Zgodnie z PEP2040 za 19 lat ponad połowę mocy zainstalowanych będą stanowić źródła zeroemisyjne. Szczególną rolę odegrać ma w tym procesie wdrożenie do polskiego systemu elektroenergetycznego morskiej energetyki wiatrowej i uruchomienie właśnie elektrowni jądrowej. Autorzy dokumentu wskazują, że równolegle do wielkoskalowej energetyki będzie się rozwijać energetyka rozproszona i obywatelska, oparta na lokalnym kapitale. Podstawą rozwoju energetyki rozproszonej jest jednak cyfryzacja transakcji i obsługi kontraktów między dostawcami a odbiorcami.
– Budujemy energetykę obywatelską, rozproszoną. Potrzebna do tego jest rzeczywistość wirtualna, rozwiązania cyfrowe, które będą realizowały potrzeby energetyczne i zapewniały zarządzanie usługami energetycznymi oraz zarządzanie odbiorcami energii. Dążymy do zmniejszania potrzeb energetycznych i dostarczania takiej ilości energii elektrycznej, jakie są potrzebne odbiorcom końcowym. Potrzebujemy zupełnie innego podejścia do energetyki i zupełnie innej wizji tego, w jaki sposób potrzeby energetyczne Polek i Polaków powinny być realizowane. Propozycje dotyczące cyfryzacji nie są wystarczające – mówi prof. Zbigniew M. Karaczun.
Polityka energetyczna Polski zakłada, że do 2030 roku nastąpi około pięciokrotny wzrost liczby prosumentów. Obszarów zrównoważonych energetycznie na poziomie lokalnym ma być natomiast 300. Przyłączanie niestabilnego źródła energii ma być połączone z obowiązkiem zapewnienia bilansowania w okresach, gdy OZE nie dostarcza energii elektrycznej do sieci. Promowane mają też być rozwiązania hybrydowe, łączące na przykład samobilansowanie z wykorzystaniem magazynów energii.

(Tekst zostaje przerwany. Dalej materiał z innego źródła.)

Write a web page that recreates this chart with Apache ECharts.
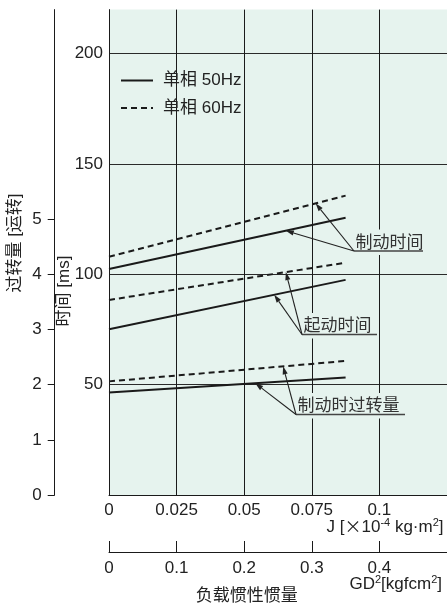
<!DOCTYPE html>
<html>
<head>
<meta charset="utf-8">
<script src="https://cdn.jsdelivr.net/npm/echarts@6/dist/echarts.min.js"></script>
<style>
html, body { margin: 0; padding: 0; background: #ffffff; }
#chart { width: 447px; height: 605px; }
</style>
</head>
<body>
<div id="chart"></div>
<script>
// Load inertia J [x10^-4 kg·m²] at both ends of every characteristic line
const inertiaJ = [0, 0.0875];
// Brake time [ms]
const brakeTime50 = [102.4, 125.7];
const brakeTime60 = [108.0, 135.7];
// Start time [ms]
const startTime50 = [75.1, 97.5];
const startTime60 = [88.4, 105.3];
// Overrun while braking [rev]
const overrun50 = [1.86, 2.13];
const overrun60 = [2.06, 2.43];

// Tick labels
const timeTicks = [50, 100, 150, 200];
const revTicks = [0, 1, 2, 3, 4, 5];
const jTicks = [0, 0.025, 0.05, 0.075, 0.1];
const gdTicks = [0, 0.1, 0.2, 0.3, 0.4];
const seriesNames = ['单相 50Hz', '单相 60Hz'];

const FONT = '"Liberation Sans", "Noto Sans CJK SC", Arial, sans-serif';
const CJK = '"Noto Sans CJK SC", "Liberation Sans", sans-serif';
const INK = '#1a1a1a';
const TEXT = '#222222';
const PLOT_BG = '#e6f3ee';

const pairs = (xs, ys) => xs.map((x, i) => [x, ys[i]]);
const solidStyle = { type: 'solid', width: 2, color: INK };
const dashStyle = { type: [6, 4], width: 2, color: INK };

function makeLine(name, ys, yAxisIndex, style) {
  return {
    name: name,
    type: 'line',
    xAxisIndex: 0,
    yAxisIndex: yAxisIndex,
    data: pairs(inertiaJ, ys),
    symbol: 'none',
    silent: true,
    lineStyle: style,
    itemStyle: { color: INK },
    z: 3
  };
}

const labelStyle = { fontSize: 17, color: TEXT, fontFamily: FONT };

const option = {
  animation: false,
  backgroundColor: '#ffffff',
  grid: {
    left: 109, top: 9.6, right: -3.5, bottom: 110,
    show: true, backgroundColor: PLOT_BG, borderWidth: 0
  },
  legend: {
    orient: 'vertical',
    left: 120,
    top: 72,
    padding: 0,
    itemWidth: 32,
    itemHeight: 14,
    itemGap: 10.6,
    data: seriesNames,
    selectedMode: false,
    itemStyle: { opacity: 0 },
    textStyle: { fontSize: 17, color: TEXT, fontFamily: FONT, padding: [0, 0, 0, 5] }
  },
  xAxis: [
    {
      type: 'value', min: 0, max: 0.125, interval: 0.025, position: 'bottom',
      axisLine: { show: true, onZero: false, lineStyle: { color: INK, width: 1 } },
      axisTick: { show: false },
      splitLine: { show: true, showMinLine: false, showMaxLine: false,
                   lineStyle: { color: INK, width: 1 } },
      axisLabel: Object.assign({ customValues: jTicks, margin: 7,
                                 formatter: v => String(v) }, labelStyle)
    },
    {
      type: 'value', min: 0, max: 0.5, interval: 0.1, position: 'bottom', offset: 57,
      axisLine: { show: true, onZero: false, lineStyle: { color: INK, width: 1 } },
      axisTick: { show: true, inside: true, length: 11, customValues: gdTicks,
                  lineStyle: { color: INK, width: 1 } },
      splitLine: { show: false },
      axisLabel: Object.assign({ customValues: gdTicks, margin: 8,
                                 formatter: v => String(v) }, labelStyle)
    }
  ],
  yAxis: [
    {
      type: 'value', min: 0, max: 220, interval: 50, position: 'left',
      axisLine: { show: true, onZero: false, lineStyle: { color: INK, width: 1 } },
      axisTick: { show: false },
      splitLine: { show: true, showMinLine: false, showMaxLine: false,
                   lineStyle: { color: '#2a2a2a', width: 1 } },
      axisLabel: Object.assign({ customValues: timeTicks, margin: 6 }, labelStyle)
    },
    {
      type: 'value', min: 0, max: 8.8, interval: 1, position: 'left', offset: 54.3,
      axisLine: { show: true, onZero: false, lineStyle: { color: INK, width: 1 } },
      axisTick: { show: true, customValues: revTicks, length: 7,
                  lineStyle: { color: INK, width: 1 } },
      splitLine: { show: false },
      axisLabel: Object.assign({ customValues: revTicks, margin: 13 }, labelStyle)
    }
  ],
  series: [
    makeLine(seriesNames[0], brakeTime50, 0, solidStyle),
    makeLine(seriesNames[1], brakeTime60, 0, dashStyle),
    makeLine(seriesNames[0], startTime50, 0, solidStyle),
    makeLine(seriesNames[1], startTime60, 0, dashStyle),
    makeLine(seriesNames[0], overrun50, 1, solidStyle),
    makeLine(seriesNames[1], overrun60, 1, dashStyle)
  ]
};

const chart = echarts.init(document.getElementById('chart'));
chart.setOption(option);

// Value of a straight characteristic line at inertia x
function valueAt(ys, x) {
  const t = (x - inertiaJ[0]) / (inertiaJ[1] - inertiaJ[0]);
  return ys[0] + t * (ys[1] - ys[0]);
}

// Callouts: caption box with underline, arrows pointing at the lines they name
const callouts = [
  { text: '制动时间', x0: 354, x1: 423, cy: 241.5, uy: 251,
    targets: [[brakeTime60, 0.0764, 0], [brakeTime50, 0.0654, 0]] },
  { text: '起动时间', x0: 302, x1: 377, cy: 325, uy: 334.5,
    targets: [[startTime60, 0.0654, 0], [startTime50, 0.0611, 0]] },
  { text: '制动时过转量', x0: 296, x1: 405, cy: 405, uy: 414.5,
    targets: [[overrun60, 0.0644, 1], [overrun50, 0.0541, 1]] }
];

const graphics = [];
callouts.forEach(c => {
  graphics.push({
    type: 'rect', z: 40, silent: true,
    shape: { x: c.x0 + 2, y: c.cy - 12, width: c.x1 - c.x0 - 2, height: c.uy - c.cy + 16 },
    style: { fill: PLOT_BG }
  });
  graphics.push({
    type: 'text', z: 41, silent: true,
    x: c.x0 + 1.5, y: c.cy,
    style: { text: c.text, font: '17px ' + CJK, fill: '#333333',
             textAlign: 'left', textVerticalAlign: 'middle' }
  });
  graphics.push({
    type: 'line', z: 41, silent: true,
    shape: { x1: c.x0, y1: c.uy, x2: c.x1, y2: c.uy },
    style: { stroke: '#444444', lineWidth: 1.5 }
  });
  c.targets.forEach(t => {
    const p = chart.convertToPixel({ xAxisIndex: 0, yAxisIndex: t[2] }, [t[1], valueAt(t[0], t[1])]);
    const sx = c.x0, sy = c.uy;
    const dx = p[0] - sx, dy = p[1] - sy;
    const len = Math.sqrt(dx * dx + dy * dy);
    const ux = dx / len, uy = dy / len;
    const headLen = 8, half = 2.6;
    const bx = p[0] - ux * headLen, by = p[1] - uy * headLen;
    graphics.push({
      type: 'line', z: 42, silent: true,
      shape: { x1: sx, y1: sy, x2: bx, y2: by },
      style: { stroke: '#222222', lineWidth: 1.1 }
    });
    graphics.push({
      type: 'polygon', z: 42, silent: true,
      shape: { points: [[p[0], p[1]],
                        [bx - uy * half, by + ux * half],
                        [bx + uy * half, by - ux * half]] },
      style: { fill: '#222222' }
    });
  });
});

const supRich = {
  sup: { fontSize: 11, lineHeight: 20, verticalAlign: 'top', fontFamily: FONT, fill: TEXT },
  cross: { fontSize: 17, lineHeight: 20, fontFamily: CJK, fill: TEXT }
};

// Axis titles
graphics.push({
  type: 'text', z: 20, silent: true, x: 15, y: 243, rotation: Math.PI / 2,
  style: { text: '过转量 [运转]', font: '17px ' + FONT, fill: TEXT,
           textAlign: 'center', textVerticalAlign: 'middle' }
});
graphics.push({
  type: 'text', z: 20, silent: true, x: 64.5, y: 291, rotation: Math.PI / 2,
  style: { text: '时间 [ms]', font: '17px ' + FONT, fill: TEXT,
           textAlign: 'center', textVerticalAlign: 'middle' }
});
graphics.push({
  type: 'text', z: 20, silent: true, x: 443.5, y: 527,
  style: {
    text: 'J [{cross|×}10{sup|-4} kg·m{sup|2}]', font: '17px ' + FONT, fill: TEXT,
    textAlign: 'right', textVerticalAlign: 'middle', lineHeight: 20,
    rich: supRich
  }
});
graphics.push({
  type: 'text', z: 20, silent: true, x: 442, y: 584,
  style: {
    text: 'GD{sup|2}[kgfcm{sup|2}]', font: '17px ' + FONT, fill: TEXT,
    textAlign: 'right', textVerticalAlign: 'middle', lineHeight: 20,
    rich: supRich
  }
});
graphics.push({
  type: 'text', z: 20, silent: true, x: 246.7, y: 595,
  style: { text: '负载惯性惯量', font: '17px ' + CJK, fill: TEXT,
           textAlign: 'center', textVerticalAlign: 'middle' }
});

chart.setOption({ graphic: { elements: graphics } });
</script>
</body>
</html>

– Pomimo pięknych deklaracji, które są w tym dokumencie zawarte, nie ma woli politycznej, żeby dokonać głębokiej transformacji i odejścia przede wszystkim od spalania paliw kopalnych, czyli węgla i gazu ziemnego. My musimy dokonać przede wszystkim tego skoku, żeby oprzeć polską energetykę na źródłach zeroemisyjnych, czyli głównie na odnawialnych źródłach energii – wskazuje ekspert.

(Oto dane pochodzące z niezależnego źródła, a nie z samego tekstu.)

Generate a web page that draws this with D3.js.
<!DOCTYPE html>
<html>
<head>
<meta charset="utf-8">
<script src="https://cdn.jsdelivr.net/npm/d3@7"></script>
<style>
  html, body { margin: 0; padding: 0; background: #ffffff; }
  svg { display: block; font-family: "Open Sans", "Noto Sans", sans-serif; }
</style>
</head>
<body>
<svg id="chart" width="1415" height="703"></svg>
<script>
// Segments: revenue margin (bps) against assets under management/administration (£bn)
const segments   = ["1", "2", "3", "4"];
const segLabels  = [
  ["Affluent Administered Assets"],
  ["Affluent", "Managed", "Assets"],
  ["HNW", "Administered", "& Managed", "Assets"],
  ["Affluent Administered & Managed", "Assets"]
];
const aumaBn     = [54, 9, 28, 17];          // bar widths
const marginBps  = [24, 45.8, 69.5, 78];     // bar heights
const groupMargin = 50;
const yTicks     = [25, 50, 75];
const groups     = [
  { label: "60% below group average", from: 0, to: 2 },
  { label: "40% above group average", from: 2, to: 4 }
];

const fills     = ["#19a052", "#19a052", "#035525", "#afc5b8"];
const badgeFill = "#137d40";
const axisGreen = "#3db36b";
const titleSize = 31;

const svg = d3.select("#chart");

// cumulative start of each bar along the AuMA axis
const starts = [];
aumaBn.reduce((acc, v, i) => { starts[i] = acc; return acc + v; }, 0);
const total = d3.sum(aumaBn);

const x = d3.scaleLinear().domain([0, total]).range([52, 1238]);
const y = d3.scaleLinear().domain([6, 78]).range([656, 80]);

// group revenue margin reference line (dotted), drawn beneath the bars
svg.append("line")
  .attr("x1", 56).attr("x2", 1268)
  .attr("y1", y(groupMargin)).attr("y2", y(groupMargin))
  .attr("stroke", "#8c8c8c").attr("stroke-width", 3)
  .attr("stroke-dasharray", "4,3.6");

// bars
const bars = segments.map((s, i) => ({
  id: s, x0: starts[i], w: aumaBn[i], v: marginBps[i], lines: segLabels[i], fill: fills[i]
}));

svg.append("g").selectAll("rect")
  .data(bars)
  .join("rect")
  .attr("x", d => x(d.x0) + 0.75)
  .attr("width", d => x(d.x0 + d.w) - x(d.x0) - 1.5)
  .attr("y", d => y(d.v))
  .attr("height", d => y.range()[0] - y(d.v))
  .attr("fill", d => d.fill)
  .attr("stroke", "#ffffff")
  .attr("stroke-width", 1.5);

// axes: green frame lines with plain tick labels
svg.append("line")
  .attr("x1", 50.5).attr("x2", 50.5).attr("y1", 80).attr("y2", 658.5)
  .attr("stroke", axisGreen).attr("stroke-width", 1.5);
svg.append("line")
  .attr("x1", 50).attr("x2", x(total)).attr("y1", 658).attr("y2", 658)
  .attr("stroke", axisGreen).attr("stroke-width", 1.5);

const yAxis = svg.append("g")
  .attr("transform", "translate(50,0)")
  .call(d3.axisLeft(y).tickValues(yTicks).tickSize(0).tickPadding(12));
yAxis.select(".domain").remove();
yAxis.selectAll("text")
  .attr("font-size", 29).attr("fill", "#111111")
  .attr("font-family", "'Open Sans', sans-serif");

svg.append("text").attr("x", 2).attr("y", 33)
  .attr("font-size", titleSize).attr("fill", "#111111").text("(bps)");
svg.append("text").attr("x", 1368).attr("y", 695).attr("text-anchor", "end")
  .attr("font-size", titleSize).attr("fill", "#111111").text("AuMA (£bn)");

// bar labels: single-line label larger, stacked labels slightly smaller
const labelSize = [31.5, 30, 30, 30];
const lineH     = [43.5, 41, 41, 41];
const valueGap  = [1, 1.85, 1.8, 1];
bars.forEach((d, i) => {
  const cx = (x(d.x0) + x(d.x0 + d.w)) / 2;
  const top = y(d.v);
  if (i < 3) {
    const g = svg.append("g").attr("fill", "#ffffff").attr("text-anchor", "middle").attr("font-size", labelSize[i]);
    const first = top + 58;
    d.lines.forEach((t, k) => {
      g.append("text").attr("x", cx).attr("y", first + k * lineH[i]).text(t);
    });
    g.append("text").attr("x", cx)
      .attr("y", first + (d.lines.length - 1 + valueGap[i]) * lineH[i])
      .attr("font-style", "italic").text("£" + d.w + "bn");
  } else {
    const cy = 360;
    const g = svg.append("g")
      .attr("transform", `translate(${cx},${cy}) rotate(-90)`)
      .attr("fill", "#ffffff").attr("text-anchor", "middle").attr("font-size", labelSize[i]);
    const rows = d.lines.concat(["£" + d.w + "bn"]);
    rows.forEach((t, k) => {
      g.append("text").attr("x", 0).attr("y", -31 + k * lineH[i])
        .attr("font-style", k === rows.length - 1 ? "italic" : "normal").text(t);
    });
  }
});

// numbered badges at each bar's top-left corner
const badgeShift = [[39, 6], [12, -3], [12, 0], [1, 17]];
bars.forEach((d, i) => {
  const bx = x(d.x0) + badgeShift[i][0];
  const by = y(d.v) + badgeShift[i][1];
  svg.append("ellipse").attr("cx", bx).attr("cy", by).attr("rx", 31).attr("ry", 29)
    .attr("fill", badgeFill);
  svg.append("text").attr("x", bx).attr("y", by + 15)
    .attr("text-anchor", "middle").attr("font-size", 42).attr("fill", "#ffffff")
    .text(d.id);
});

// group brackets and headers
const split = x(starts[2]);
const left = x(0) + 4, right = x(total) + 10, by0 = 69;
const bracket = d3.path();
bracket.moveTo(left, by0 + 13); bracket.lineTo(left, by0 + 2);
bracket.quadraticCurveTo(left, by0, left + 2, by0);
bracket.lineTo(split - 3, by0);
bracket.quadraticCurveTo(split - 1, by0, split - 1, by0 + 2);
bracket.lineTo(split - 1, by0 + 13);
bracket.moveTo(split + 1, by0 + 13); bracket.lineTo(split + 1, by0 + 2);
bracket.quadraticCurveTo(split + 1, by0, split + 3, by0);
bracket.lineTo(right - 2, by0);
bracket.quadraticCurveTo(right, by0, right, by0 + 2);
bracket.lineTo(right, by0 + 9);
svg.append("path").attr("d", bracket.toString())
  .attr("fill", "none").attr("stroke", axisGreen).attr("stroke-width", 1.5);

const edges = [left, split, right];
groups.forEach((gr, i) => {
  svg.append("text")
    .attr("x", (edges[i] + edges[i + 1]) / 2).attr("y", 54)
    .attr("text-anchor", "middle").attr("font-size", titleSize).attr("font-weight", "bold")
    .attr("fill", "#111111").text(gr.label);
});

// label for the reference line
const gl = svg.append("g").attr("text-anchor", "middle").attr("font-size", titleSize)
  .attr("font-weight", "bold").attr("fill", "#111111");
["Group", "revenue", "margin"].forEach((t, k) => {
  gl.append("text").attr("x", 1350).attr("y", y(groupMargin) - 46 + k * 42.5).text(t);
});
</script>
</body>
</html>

Odejście od energetyki opartej na paliwach kopalnych na rzecz OZE jest zdaniem specjalistów tylko częścią transformacji energetycznej. Równie istotne, co zapewnienie czystych źródeł energii, powinno być dążenie do maksymalizacji efektywności energetycznej. Tymczasem energochłonność pierwotna PKB z korektą klimatyczną, choć z roku na rok w Polsce spada, to wciąż pozostaje na wysokim poziomie względem reszty Europy. W 2017 roku wskaźnik ten wyniósł według Głównego Urzędu Statystycznego 0,137 kg/euro i było to o 16,6 proc. więcej niż średnia europejska. W praktyce oznacza to, że nasza produkcja jest nieefektywna energetycznie.
– Dzisiaj moglibyśmy zużywać trzykrotnie mniej energii, a zachować ten poziom rozwoju, jaki mamy obecnie, i budować szybki rozwój społeczny i gospodarczy w naszym kraju właśnie w oparciu o efektywność energetyczną – komentuje prof. Zbigniew M. Karaczun.